=== Brief ===
Your copy should be exact, beginning at the line containing "Write a Python" and ending at the line containing "yscale = alt.Scale(domain=[1, 5], nice=False, zero=False)", with both lines kept and every picture dropped.

=== Records supplied ===
— Begin —

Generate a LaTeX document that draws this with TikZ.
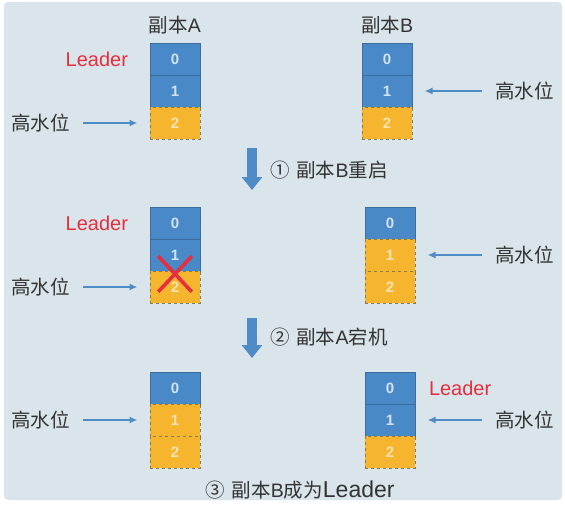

— End —
— Begin —

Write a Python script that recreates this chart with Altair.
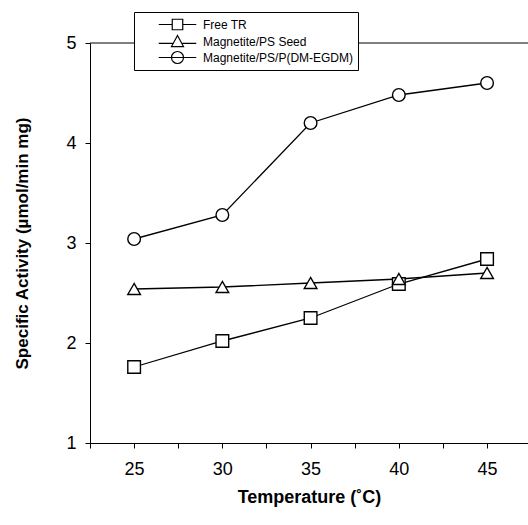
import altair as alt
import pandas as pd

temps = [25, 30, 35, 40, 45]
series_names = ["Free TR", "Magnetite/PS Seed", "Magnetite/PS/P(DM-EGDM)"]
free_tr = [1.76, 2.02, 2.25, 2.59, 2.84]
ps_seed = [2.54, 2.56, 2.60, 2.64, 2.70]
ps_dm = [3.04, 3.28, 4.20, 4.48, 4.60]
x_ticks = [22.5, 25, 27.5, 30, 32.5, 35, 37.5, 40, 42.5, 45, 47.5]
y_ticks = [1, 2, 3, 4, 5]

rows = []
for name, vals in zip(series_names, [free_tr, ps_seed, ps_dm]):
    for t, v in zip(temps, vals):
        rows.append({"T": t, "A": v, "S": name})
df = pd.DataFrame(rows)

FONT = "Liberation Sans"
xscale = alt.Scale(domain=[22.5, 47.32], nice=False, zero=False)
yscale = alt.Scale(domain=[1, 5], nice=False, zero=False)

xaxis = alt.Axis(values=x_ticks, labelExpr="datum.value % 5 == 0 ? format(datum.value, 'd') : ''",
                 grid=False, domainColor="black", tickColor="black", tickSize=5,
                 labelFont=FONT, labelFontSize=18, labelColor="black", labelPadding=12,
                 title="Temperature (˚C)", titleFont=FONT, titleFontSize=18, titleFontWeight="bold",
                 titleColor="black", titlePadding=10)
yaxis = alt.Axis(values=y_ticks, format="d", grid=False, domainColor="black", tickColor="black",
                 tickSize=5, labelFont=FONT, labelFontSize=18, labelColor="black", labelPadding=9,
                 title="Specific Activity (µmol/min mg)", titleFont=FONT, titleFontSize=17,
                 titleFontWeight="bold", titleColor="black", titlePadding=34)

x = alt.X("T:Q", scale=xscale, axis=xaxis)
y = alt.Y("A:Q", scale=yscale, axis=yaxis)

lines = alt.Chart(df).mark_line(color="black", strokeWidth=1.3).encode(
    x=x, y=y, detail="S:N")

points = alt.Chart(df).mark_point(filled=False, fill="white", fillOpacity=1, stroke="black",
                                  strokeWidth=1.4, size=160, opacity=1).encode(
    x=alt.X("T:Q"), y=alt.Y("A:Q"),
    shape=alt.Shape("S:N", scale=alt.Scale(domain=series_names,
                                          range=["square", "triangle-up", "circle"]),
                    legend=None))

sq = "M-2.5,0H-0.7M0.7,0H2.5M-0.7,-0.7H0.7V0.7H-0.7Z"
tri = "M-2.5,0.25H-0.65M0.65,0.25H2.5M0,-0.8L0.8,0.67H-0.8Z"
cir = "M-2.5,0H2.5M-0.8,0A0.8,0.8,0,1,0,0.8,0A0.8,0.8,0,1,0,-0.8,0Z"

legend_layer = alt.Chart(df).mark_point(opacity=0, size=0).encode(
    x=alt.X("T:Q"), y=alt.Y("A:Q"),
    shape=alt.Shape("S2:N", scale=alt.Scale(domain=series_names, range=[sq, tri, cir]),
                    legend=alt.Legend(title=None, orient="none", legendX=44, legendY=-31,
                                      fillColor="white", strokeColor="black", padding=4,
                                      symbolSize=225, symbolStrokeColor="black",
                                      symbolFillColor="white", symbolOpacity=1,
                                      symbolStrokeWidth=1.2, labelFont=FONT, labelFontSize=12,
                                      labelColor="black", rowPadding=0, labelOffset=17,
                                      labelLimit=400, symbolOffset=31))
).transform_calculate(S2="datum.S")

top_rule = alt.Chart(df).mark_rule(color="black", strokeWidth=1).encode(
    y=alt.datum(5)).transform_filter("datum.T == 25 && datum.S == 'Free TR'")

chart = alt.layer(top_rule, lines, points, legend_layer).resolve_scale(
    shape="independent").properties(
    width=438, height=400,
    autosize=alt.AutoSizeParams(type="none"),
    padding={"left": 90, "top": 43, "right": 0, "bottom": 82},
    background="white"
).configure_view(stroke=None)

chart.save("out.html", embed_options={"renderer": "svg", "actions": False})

— End —

=== The completed task ===
Write a Python script that recreates this chart with Altair.
import altair as alt
import pandas as pd

temps = [25, 30, 35, 40, 45]
series_names = ["Free TR", "Magnetite/PS Seed", "Magnetite/PS/P(DM-EGDM)"]
free_tr = [1.76, 2.02, 2.25, 2.59, 2.84]
ps_seed = [2.54, 2.56, 2.60, 2.64, 2.70]
ps_dm = [3.04, 3.28, 4.20, 4.48, 4.60]
x_ticks = [22.5, 25, 27.5, 30, 32.5, 35, 37.5, 40, 42.5, 45, 47.5]
y_ticks = [1, 2, 3, 4, 5]

rows = []
for name, vals in zip(series_names, [free_tr, ps_seed, ps_dm]):
    for t, v in zip(temps, vals):
        rows.append({"T": t, "A": v, "S": name})
df = pd.DataFrame(rows)

FONT = "Liberation Sans"
xscale = alt.Scale(domain=[22.5, 47.32], nice=False, zero=False)
yscale = alt.Scale(domain=[1, 5], nice=False, zero=False)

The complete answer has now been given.